(This began under another name, in defense of Keynesian economics.)
The policies of the past 30 years have not been Keynesian, no. Keynes
advocated a particular type of government intervention — heavy
regulation of investment and finance based on a particular understanding
of macroeconomics — rather than government intervention in general. I
think we can agree that we do not have heavy regulation of investment
and finance.
The other side of that is that Keynes did say
that the right kind of government regulation can produce positive
results. And that, of course, is the problem with Keynesian policies for
libertarians. We are in the process of
deciding if we are willing to accept that role for government. But I
suspect the long-term outcome is foregone; countries that do not adopt
Keynesian policies will be out-competed in world markets.
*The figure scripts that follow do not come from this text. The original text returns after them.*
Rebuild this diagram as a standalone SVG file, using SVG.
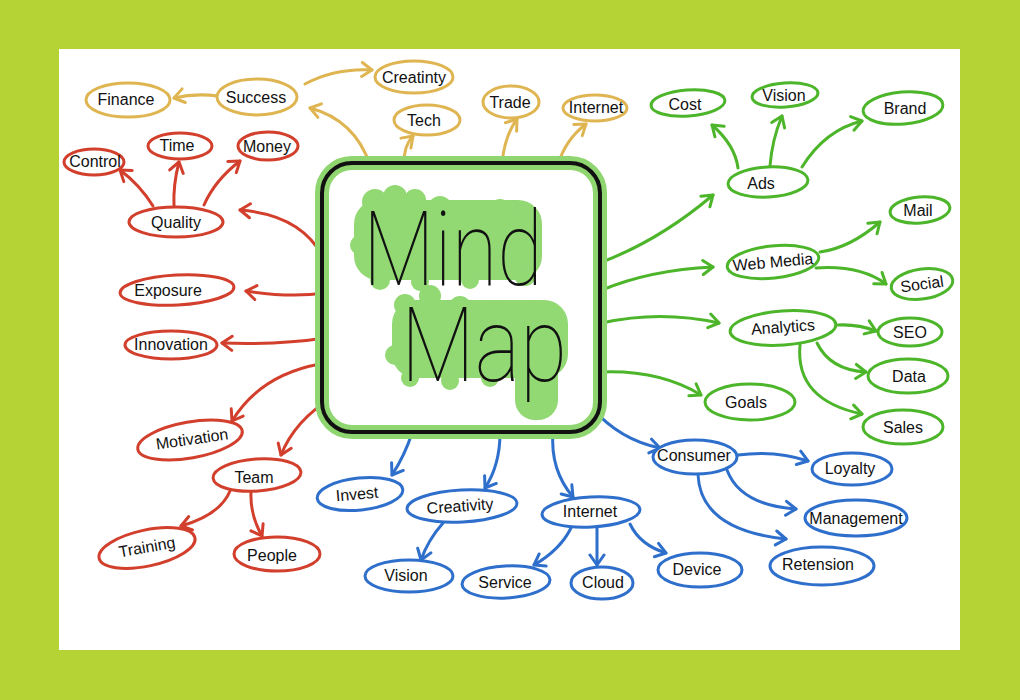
<svg xmlns="http://www.w3.org/2000/svg" width="1020" height="700" viewBox="0 0 1020 700">
<defs>
<style>
.t{font-family:"Liberation Sans","DejaVu Sans",sans-serif;font-size:16px;fill:#111;text-anchor:middle;dominant-baseline:central}
.n{fill:#fff;stroke-width:3}
.c{fill:none;stroke-width:3;stroke-linecap:round}
.gold{stroke:#dfb552}.red{stroke:#d23f2c}.grn{stroke:#4cb52a}.blu{stroke:#2f6fcc}
.big{font-family:"Roboto","Liberation Sans",sans-serif;font-weight:100;font-size:104px;fill:#111}
.blob{fill:#92d974}
</style>
<marker id="ag" viewBox="-12 -9 14 18" markerWidth="14" markerHeight="18" refX="0" refY="0" orient="auto" markerUnits="userSpaceOnUse"><path d="M-10 -7 L0 0 L-10 7" fill="none" stroke="#dfb552" stroke-width="3" stroke-linecap="round" stroke-linejoin="round"/></marker>
<marker id="ar" viewBox="-12 -9 14 18" markerWidth="14" markerHeight="18" refX="0" refY="0" orient="auto" markerUnits="userSpaceOnUse"><path d="M-10 -7 L0 0 L-10 7" fill="none" stroke="#d23f2c" stroke-width="3" stroke-linecap="round" stroke-linejoin="round"/></marker>
<marker id="an" viewBox="-12 -9 14 18" markerWidth="14" markerHeight="18" refX="0" refY="0" orient="auto" markerUnits="userSpaceOnUse"><path d="M-10 -7 L0 0 L-10 7" fill="none" stroke="#4cb52a" stroke-width="3" stroke-linecap="round" stroke-linejoin="round"/></marker>
<marker id="ab" viewBox="-12 -9 14 18" markerWidth="14" markerHeight="18" refX="0" refY="0" orient="auto" markerUnits="userSpaceOnUse"><path d="M-10 -7 L0 0 L-10 7" fill="none" stroke="#2f6fcc" stroke-width="3" stroke-linecap="round" stroke-linejoin="round"/></marker>
</defs>
<rect x="0" y="0" width="1020" height="700" fill="#b5d335"/>
<rect x="59" y="49" width="901" height="601" fill="#fff"/>

<g id="connectors">
<g class="c gold" marker-end="url(#ag)">
<path d="M218 96 Q195 93 174 98"/>
<path d="M305 84 Q335 68 372 70"/>
<path d="M370 165 Q355 120 310 108"/>
<path d="M404 163 Q404 145 413 136"/>
<path d="M502 163 Q505 135 517 119"/>
<path d="M558 165 Q565 140 586 124"/>
</g>
<g class="c red" marker-end="url(#ar)">
<path d="M153 206 Q140 185 120 170"/>
<path d="M174 206 Q173 185 179 162"/>
<path d="M204 205 Q215 180 240 161"/>
<path d="M326 263 Q305 215 240 210"/>
<path d="M325 293 Q290 298 246 291"/>
<path d="M325 338 Q280 345 222 343"/>
<path d="M320 364 Q260 375 232 421"/>
<path d="M333 397 Q295 420 281 455"/>
<path d="M230 491 Q220 515 181 526"/>
<path d="M251 492 Q250 515 262 536"/>
</g>
<g class="c grn" marker-end="url(#an)">
<path d="M602 262 Q660 240 713 195"/>
<path d="M602 290 Q650 270 713 267"/>
<path d="M602 323 Q660 310 719 323"/>
<path d="M602 372 Q660 370 701 395"/>
<path d="M738 168 Q735 145 712 125"/>
<path d="M770 166 Q772 140 782 116"/>
<path d="M802 167 Q825 130 862 121"/>
<path d="M820 252 Q850 248 880 222"/>
<path d="M816 268 Q860 265 886 284"/>
<path d="M838 325 Q858 324 876 331"/>
<path d="M817 343 Q830 370 866 372"/>
<path d="M800 345 Q795 400 862 414"/>
</g>
<g class="c blu" marker-end="url(#ab)">
<path d="M412 433 Q405 455 392 475"/>
<path d="M500 433 Q500 465 485 488"/>
<path d="M553 432 Q550 470 573 497"/>
<path d="M592 408 Q620 440 660 448"/>
<path d="M443 523 Q428 540 421 560"/>
<path d="M571 528 Q560 550 534 565"/>
<path d="M597 528 L597 565"/>
<path d="M630 524 Q640 545 666 553"/>
<path d="M738 455 Q775 450 808 461"/>
<path d="M727 470 Q740 505 796 509"/>
<path d="M698 474 Q700 530 786 539"/>
</g>
</g>

<g id="center">
<rect x="322" y="163" width="278" height="269" rx="30" fill="#fff" stroke="#8fd670" stroke-width="14"/>
<rect x="322" y="163" width="278" height="269" rx="30" fill="none" stroke="#111" stroke-width="4"/>
<rect x="354" y="200" width="188" height="80" rx="24" class="blob"/>
<circle cx="375" cy="202" r="13" class="blob"/><circle cx="395" cy="197" r="12" class="blob"/><circle cx="415" cy="200" r="11" class="blob"/>
<circle cx="440" cy="208" r="12" class="blob"/><circle cx="470" cy="213" r="12" class="blob"/><circle cx="500" cy="211" r="12" class="blob"/><circle cx="527" cy="220" r="14" class="blob"/>
<circle cx="360" cy="245" r="10" class="blob"/><circle cx="380" cy="280" r="10" class="blob"/><circle cx="420" cy="282" r="9" class="blob"/><circle cx="470" cy="280" r="9" class="blob"/><circle cx="525" cy="275" r="11" class="blob"/>
<rect x="392" y="300" width="176" height="78" rx="24" class="blob"/>
<circle cx="405" cy="305" r="11" class="blob"/><circle cx="430" cy="296" r="11" class="blob"/><circle cx="460" cy="307" r="11" class="blob"/><circle cx="495" cy="314" r="12" class="blob"/><circle cx="530" cy="315" r="12" class="blob"/><circle cx="556" cy="330" r="12" class="blob"/>
<circle cx="395" cy="355" r="10" class="blob"/><circle cx="410" cy="378" r="9" class="blob"/><circle cx="450" cy="381" r="9" class="blob"/><circle cx="490" cy="378" r="9" class="blob"/>
<rect x="515" y="335" width="43" height="85" rx="20" class="blob"/>
<text class="big"><tspan x="363" y="285" textLength="180" lengthAdjust="spacingAndGlyphs">Mind</tspan><tspan x="401" y="381" textLength="166" lengthAdjust="spacingAndGlyphs">Map</tspan></text>
</g>

<g id="finance"><ellipse class="n gold" cx="128" cy="100" rx="42" ry="17"/><text class="t" x="126" y="99">Finance</text></g>
<g id="success"><ellipse class="n gold" cx="257" cy="97" rx="40" ry="18"/><text class="t" x="256" y="97">Success</text></g>
<g id="creativity-gold"><ellipse class="n gold" cx="414" cy="77" rx="39" ry="16"/><text class="t" x="414" y="77" font-size="15">Creatinty</text></g>
<g id="tech"><ellipse class="n gold" cx="427" cy="120" rx="33" ry="15"/><text class="t" x="424" y="120">Tech</text></g>
<g id="trade"><ellipse class="n gold" cx="511" cy="102" rx="28" ry="16"/><text class="t" x="510" y="102" font-size="15">Trade</text></g>
<g id="internet-gold"><ellipse class="n gold" cx="595" cy="108" rx="32" ry="13"/><text class="t" x="596" y="107" font-size="14">Internet</text></g>

<g id="control"><ellipse class="n red" cx="94" cy="162" rx="30" ry="13"/><text class="t" x="95" y="161" font-size="12">Control</text></g>
<g id="time"><ellipse class="n red" cx="180" cy="146" rx="32" ry="13"/><text class="t" x="177" y="145" font-size="14">Time</text></g>
<g id="money"><ellipse class="n red" cx="268" cy="146" rx="30" ry="14"/><text class="t" x="267" y="146" font-size="14">Money</text></g>
<g id="quality"><ellipse class="n red" cx="176" cy="222" rx="47" ry="15"/><text class="t" x="176" y="222">Quality</text></g>
<g id="exposure"><ellipse class="n red" cx="177" cy="290" rx="57" ry="15" transform="rotate(-3 177 290)"/><text class="t" x="168" y="290">Exposure</text></g>
<g id="innovation"><ellipse class="n red" cx="171" cy="345" rx="46" ry="14"/><text class="t" x="171" y="344" font-size="14">Innovation</text></g>
<g id="motivation"><ellipse class="n red" cx="190" cy="440" rx="53" ry="18" transform="rotate(-10 190 440)"/><text class="t" x="192" y="439" transform="rotate(-8 192 439)" font-size="17">Motivation</text></g>
<g id="team"><ellipse class="n red" cx="257" cy="475" rx="44" ry="16" transform="rotate(-4 257 475)"/><text class="t" x="254" y="477" font-size="15">Team</text></g>
<g id="training"><ellipse class="n red" cx="147" cy="548" rx="49" ry="18" transform="rotate(-12 147 548)"/><text class="t" x="147" y="547" transform="rotate(-10 147 547)" font-size="16">Training</text></g>
<g id="people"><ellipse class="n red" cx="277" cy="554" rx="43" ry="17"/><text class="t" x="272" y="555" font-size="16">People</text></g>

<g id="cost"><ellipse class="n grn" cx="688" cy="103" rx="37" ry="13" transform="rotate(-4 688 103)"/><text class="t" x="685" y="104">Cost</text></g>
<g id="vision-green"><ellipse class="n grn" cx="785" cy="95" rx="33" ry="12" transform="rotate(-4 785 95)"/><text class="t" x="784" y="95" font-size="14">Vision</text></g>
<g id="brand"><ellipse class="n grn" cx="903" cy="108" rx="40" ry="16" transform="rotate(-5 903 108)"/><text class="t" x="905" y="108">Brand</text></g>
<g id="ads"><ellipse class="n grn" cx="768" cy="182" rx="40" ry="15" transform="rotate(-3 768 182)"/><text class="t" x="761" y="183">Ads</text></g>
<g id="mail"><ellipse class="n grn" cx="920" cy="210" rx="30" ry="13" transform="rotate(-5 920 210)"/><text class="t" x="918" y="210" font-size="14">Mail</text></g>
<g id="webmedia"><ellipse class="n grn" cx="773" cy="262" rx="46" ry="16" transform="rotate(-6 773 262)"/><text class="t" x="773" y="262" transform="rotate(-5 773 262)" font-size="15">Web Media</text></g>
<g id="social"><ellipse class="n grn" cx="922" cy="284" rx="31" ry="15" transform="rotate(-8 922 284)"/><text class="t" x="922" y="284" transform="rotate(-8 922 284)" font-size="15">Social</text></g>
<g id="analytics"><ellipse class="n grn" cx="783" cy="328" rx="53" ry="17" transform="rotate(-4 783 328)"/><text class="t" x="783" y="327" transform="rotate(-4 783 327)" font-size="17">Analytics</text></g>
<g id="seo"><ellipse class="n grn" cx="910" cy="332" rx="32" ry="14"/><text class="t" x="910" y="332" font-size="18">SEO</text></g>
<g id="data"><ellipse class="n grn" cx="908" cy="376" rx="40" ry="17"/><text class="t" x="909" y="376" font-size="19">Data</text></g>
<g id="sales"><ellipse class="n grn" cx="903" cy="427" rx="40" ry="17"/><text class="t" x="903" y="427" font-size="19">Sales</text></g>
<g id="goals"><ellipse class="n grn" cx="750" cy="402" rx="45" ry="18"/><text class="t" x="746" y="402" font-size="19">Goals</text></g>

<g id="invest"><ellipse class="n blu" cx="360" cy="494" rx="43" ry="16" transform="rotate(-6 360 494)"/><text class="t" x="357" y="494" transform="rotate(-5 357 494)" font-size="15">Invest</text></g>
<g id="creativity-blue"><ellipse class="n blu" cx="462" cy="506" rx="55" ry="16" transform="rotate(-3 462 506)"/><text class="t" x="460" y="506" transform="rotate(-4 460 506)" font-size="15">Creativity</text></g>
<g id="internet-blue"><ellipse class="n blu" cx="591" cy="512" rx="49" ry="15" transform="rotate(-3 591 512)"/><text class="t" x="590" y="511" font-size="15">Internet</text></g>
<g id="vision-blue"><ellipse class="n blu" cx="409" cy="576" rx="44" ry="16"/><text class="t" x="406" y="575" font-size="16">Vision</text></g>
<g id="service"><ellipse class="n blu" cx="506" cy="582" rx="44" ry="16" transform="rotate(-3 506 582)"/><text class="t" x="505" y="582" font-size="15">Service</text></g>
<g id="cloud"><ellipse class="n blu" cx="602" cy="583" rx="31" ry="16"/><text class="t" x="603" y="582" font-size="15">Cloud</text></g>
<g id="device"><ellipse class="n blu" cx="700" cy="570" rx="42" ry="17"/><text class="t" x="697" y="569" font-size="16">Device</text></g>
<g id="consumer"><ellipse class="n blu" cx="695" cy="457" rx="42" ry="17"/><text class="t" x="694" y="455" font-size="14">Consumer</text></g>
<g id="loyalty"><ellipse class="n blu" cx="852" cy="469" rx="40" ry="16"/><text class="t" x="850" y="468" font-size="16">Loyalty</text></g>
<g id="management"><ellipse class="n blu" cx="856" cy="518" rx="51" ry="18"/><text class="t" x="856" y="518" font-size="14">Management</text></g>
<g id="retension"><ellipse class="n blu" cx="822" cy="566" rx="52" ry="19"/><text class="t" x="818" y="564" font-size="16">Retension</text></g>
</svg>
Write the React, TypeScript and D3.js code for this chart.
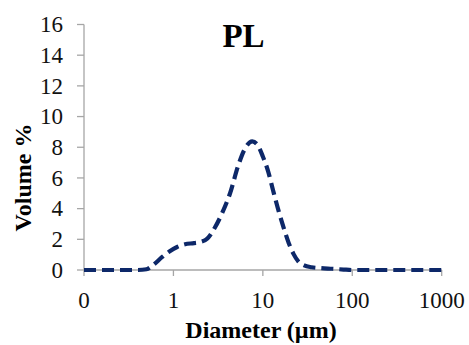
import React from "react";
import * as d3 from "d3";

const diameters = [0.1, 0.2, 0.3, 0.4, 0.5, 0.6, 0.75, 0.9, 1.1, 1.35, 1.7, 2.0, 2.4, 2.9, 3.5, 4.3, 5.3, 6.3, 7.6, 8.6, 10, 11.5, 13, 15, 17, 19.5, 22, 25, 29, 35, 45, 60, 80, 100, 200, 500, 1000];
const volumes = [0, 0, 0, 0, 0.05, 0.35, 0.85, 1.2, 1.5, 1.68, 1.75, 1.82, 2.05, 2.75, 3.7, 5.0, 6.8, 7.9, 8.38, 8.2, 7.4, 6.4, 5.2, 3.85, 2.8, 1.75, 1.05, 0.55, 0.3, 0.18, 0.12, 0.08, 0.03, 0, 0, 0, 0];
const yTicks = [0, 2, 4, 6, 8, 10, 12, 14, 16];
const xTicks = [0.1, 1, 10, 100, 1000];
const xTickLabels = ["0", "1", "10", "100", "1000"];
const title = "PL";
const xTitle = "Diameter (µm)";
const yTitle = "Volume %";

export default function App() {
  const W = 469, H = 345;
  const left = 84, right = 441.7, top = 24.5, bottom = 270;
  const x = d3.scaleLog().domain([0.1, 1000]).range([left, right]);
  const y = d3.scaleLinear().domain([0, 16]).range([bottom, top]);
  const pts = diameters.map((d, i) => [d, volumes[i]] as [number, number]);
  const line = d3.line<[number, number]>()
    .x((p) => x(p[0]))
    .y((p) => y(p[1]))
    .curve(d3.curveMonotoneX);
  const axisColor = "#a6a6a6";
  const font = "'Liberation Serif', 'Times New Roman', serif";
  return (
    <svg width={W} height={H} style={{ position: "absolute", left: 0, top: 0, background: "#fff" }}>
      <line x1={left} x2={left} y1={top} y2={bottom} stroke={axisColor} strokeWidth={1.3} />
      <line x1={left} x2={right} y1={bottom} y2={bottom} stroke={axisColor} strokeWidth={1.3} />
      {yTicks.map((t) => (
        <g key={"y" + t}>
          <line x1={left - 7} x2={left} y1={y(t)} y2={y(t)} stroke={axisColor} strokeWidth={1.3} />
          <text x={63} y={y(t)} dy="0.34em" textAnchor="end" fontFamily={font} fontSize={23} fill="#111">{t}</text>
        </g>
      ))}
      {xTicks.map((t, i) => (
        <g key={"x" + t}>
          <line x1={x(t)} x2={x(t)} y1={bottom} y2={bottom + 6} stroke={axisColor} strokeWidth={1.3} />
          <text x={x(t)} y={308} textAnchor="middle" fontFamily={font} fontSize={23} fill="#111">{xTickLabels[i]}</text>
        </g>
      ))}
      <path d={line(pts) || ""} fill="none" stroke="#0d2869" strokeWidth={4.2} strokeDasharray="12,6" />
      <text x={243.5} y={46.5} textAnchor="middle" fontFamily={font} fontWeight="bold" fontSize={33} fill="#000">{title}</text>
      <text x={261} y={338} textAnchor="middle" fontFamily={font} fontWeight="bold" fontSize={24} fill="#000">{xTitle}</text>
      <text transform="translate(31,177.5) rotate(-90)" textAnchor="middle" fontFamily={font} fontWeight="bold" fontSize={24} fill="#000">{yTitle}</text>
    </svg>
  );
}
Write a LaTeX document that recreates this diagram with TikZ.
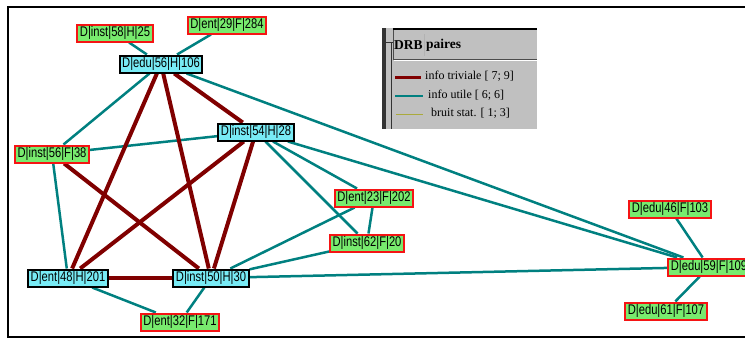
\documentclass[tikz,border=0pt]{standalone}
\usepackage{fontspec}
\setmainfont{Liberation Serif}
\newfontfamily\nodefont[FakeStretch=0.8]{Liberation Sans}
\usetikzlibrary{backgrounds}

\definecolor{fondvert}{RGB}{120,235,110}
\definecolor{fondcyan}{RGB}{120,235,245}
\definecolor{bordrouge}{RGB}{245,20,20}
\definecolor{sarcelle}{RGB}{0,128,128}
\definecolor{bordeaux}{RGB}{128,0,0}
\definecolor{olive}{RGB}{170,170,60}
\definecolor{gris}{RGB}{192,192,192}

\tikzset{
  gnode/.style={draw=bordrouge, fill=fondvert, line width=2pt, inner xsep=2.5pt,
    inner ysep=0pt, minimum height=17pt, font=\nodefont\fontsize{14}{14}\selectfont},
  cnode/.style={gnode, draw=black, fill=fondcyan},
  triv/.style={draw=bordeaux, line width=4pt},
  util/.style={draw=sarcelle, line width=2.5pt},
  bruit/.style={draw=olive, line width=1pt},
  legtext/.style={anchor=west, inner sep=0pt, font=\fontsize{12}{12}\selectfont}
}

\begin{document}
\begin{tikzpicture}[x=1pt,y=-1pt]
\useasboundingbox (0,0) rectangle (745,338);

% cadre
\begin{scope}
\clip (0,0) rectangle (745,338);
\draw[line width=2pt] (8,7) rectangle (760,337);
\end{scope}

% noeuds
\node[gnode] (inst58) at (115,33) {D|inst|58|H|25};
\node[gnode] (ent29) at (227,25) {D|ent|29|F|284};
\node[cnode] (edu56) at (161,64) {D|edu|56|H|106};
\node[cnode] (inst54) at (256,132) {D|inst|54|H|28};
\node[gnode] (inst56) at (52,154) {D|inst|56|F|38};
\node[gnode] (ent23) at (374,198) {D|ent|23|F|202};
\node[gnode] (inst62) at (367,243) {D|inst|62|F|20};
\node[cnode] (ent48) at (68,278) {D|ent|48|H|201};
\node[cnode] (inst50) at (211,278) {D|inst|50|H|30};
\node[gnode] (ent32) at (180,322) {D|ent|32|F|171};
\node[gnode] (edu46) at (670,209) {D|edu|46|F|103};
\node[gnode] (edu59) at (709,267) {D|edu|59|F|109};
\node[gnode] (edu61) at (666,311) {D|edu|61|F|107};

% liens
\begin{scope}[on background layer]
\foreach \a/\b in {inst58/edu56, ent29/edu56, edu56/inst56, edu56/edu59,
  inst54/inst56, inst54/ent23, inst54/inst62, inst54/edu59, ent23/inst62,
  ent23/inst50, inst62/inst50, inst50/edu59, inst56/ent48, ent48/ent32,
  inst50/ent32, edu46/edu59, edu59/edu61}
  \draw[util] (\a) -- (\b);
\foreach \a/\b in {edu56/ent48, edu56/inst50, edu56/inst54, inst54/ent48,
  inst54/inst50, inst56/inst50, ent48/inst50}
  \draw[triv] (\a) -- (\b);
\end{scope}

% legende
\fill[gris] (382,28) rectangle (537,129);
\fill[black!80] (382,28) rectangle (386,129);
\draw[line width=1pt, black!80] (391,42) -- (391,129);
\draw[line width=1pt, black!80] (386,42) -- (393,42);
\draw[line width=2.5pt] (393,29) -- (537,29);
\draw[line width=1pt, black!70] (393,30) -- (393,59) -- (537,59);
\draw[white] (394,60.5) -- (537,60.5);
\draw[black!30] (424,34) -- (424,56);
\node[legtext, font=\bfseries\fontsize{13.5}{13.5}\selectfont] (drb) at (394,45) {DRB};
\node[legtext, font=\bfseries\fontsize{13.5}{13.5}\selectfont] (paires) at (426,45) {paires};
\coordinate (t1) at (395,77);
\coordinate (t2) at (395,96);
\coordinate (t3) at (396,114);
\draw[draw=bordeaux, line width=3pt] (t1) -- ++(26,0);
\draw[draw=sarcelle, line width=2.5pt] (t2) -- ++(28,0);
\draw[bruit] (t3) -- ++(27,0);
\node[legtext] (ltriv) at (425,76) {info triviale [ 7; 9]};
\node[legtext] (lutil) at (428,95) {info utile [ 6; 6]};
\node[legtext] (lbruit) at (431,113) {bruit stat. [ 1; 3]};

\end{tikzpicture}
\end{document}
One could imagine a country clinging to pre-Keynesian policies. It would be subject to boom and bust economics. Poorer than its neighbors, it would have to erect trade barriers to keep out the consumer goods of its healthier neighbors. Now—this reminded me of the Soviet Union. During the period 1950-1980, when Western Keynesianism was at its peak, the Soviet Union did erect trade barriers, and its citizens did envy the West.
Could it be that Keynesian economics won the Cold War?
[2012.02.02: On reflection, probably not. It probably had more to do with the corruption or lack of of the respective economic systems. But the rest of the article stands.]